🤖 AI Summary
This paper addresses reinforcement learning from human feedback (RLHF) under general stochastic Markov decision processes (MDPs), leveraging generalized preference models beyond Bradley–Terry.
Method: We propose the first reward-model-free, provably convergent algorithmic framework for RLHF. Instead of modeling rewards, our approach directly estimates state-action value differences from human preferences, constructs zeroth-order policy gradients, and integrates local value-difference estimation with preference-driven gradient approximation.

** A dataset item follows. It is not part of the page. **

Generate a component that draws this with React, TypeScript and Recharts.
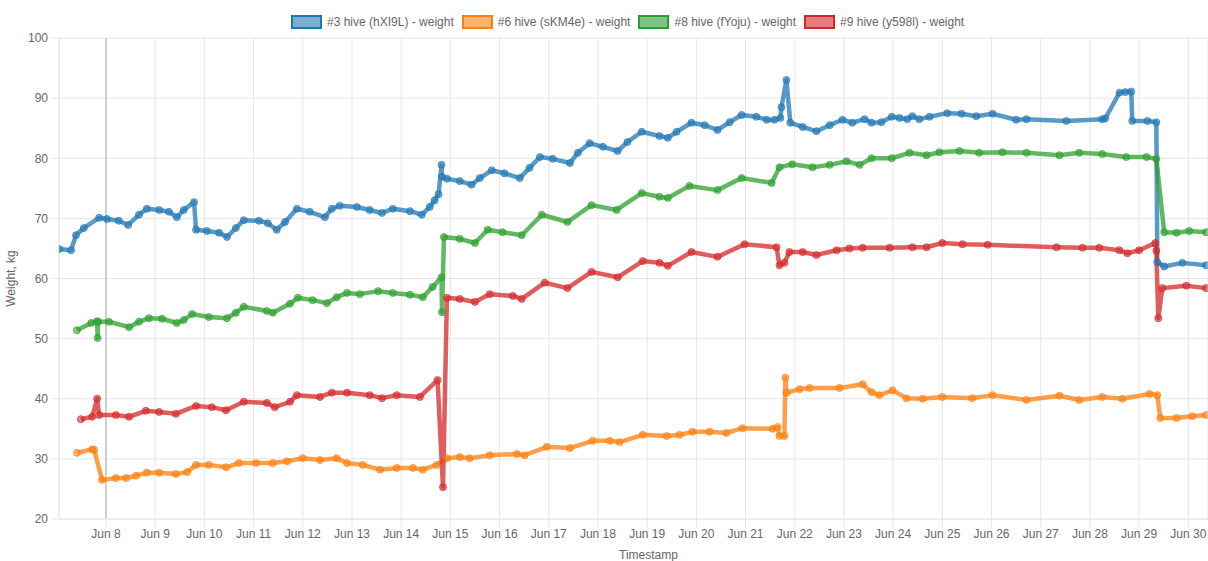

Contribution/Results: Theoretically, we establish the first polynomial convergence rate guarantee for RLHF in general MDPs—overcoming a key limitation of DPO, which only applies to bandits or deterministic MDPs. Empirically, our method significantly outperforms DPO and PPO in policy iteration efficiency, trajectory sample complexity, and per-iteration human query count, while ensuring rigorous convergence guarantees across all algorithmic components.
📝 Abstract
Reward inference (learning a reward model from human preferences) is a critical intermediate step in the Reinforcement Learning from Human Feedback (RLHF) pipeline for fine-tuning Large Language Models (LLMs). In practice, RLHF faces fundamental challenges such as distribution shift, reward model overfitting, and problem misspecification. An alternative approach is direct policy optimization without reward inference, such as Direct Preference Optimization (DPO), which provides a much simpler pipeline and has shown empirical success in LLM applications. However, DPO utilizes the closed-form expression between the optimal policy and the reward function, which is only suitable under the bandit setting or deterministic MDPs. This paper develops two RLHF algorithms without reward inference for general RL problems beyond bandits and deterministic MDPs, and general preference models beyond the Bradley-Terry model. The key idea is to estimate the local value function difference from human preferences and then approximate the policy gradient with a zeroth-order gradient approximator. For both algorithms, we establish polynomial convergence rates in terms of the number of policy gradient iterations, the number of trajectory samples, and human preference queries per iteration. Numerical experiments in stochastic environments validate the performance of our proposed algorithms, outperforming popular RLHF baselines such as DPO and PPO. Our paper shows there exist provably efficient methods to solve general RLHF problems without reward inference.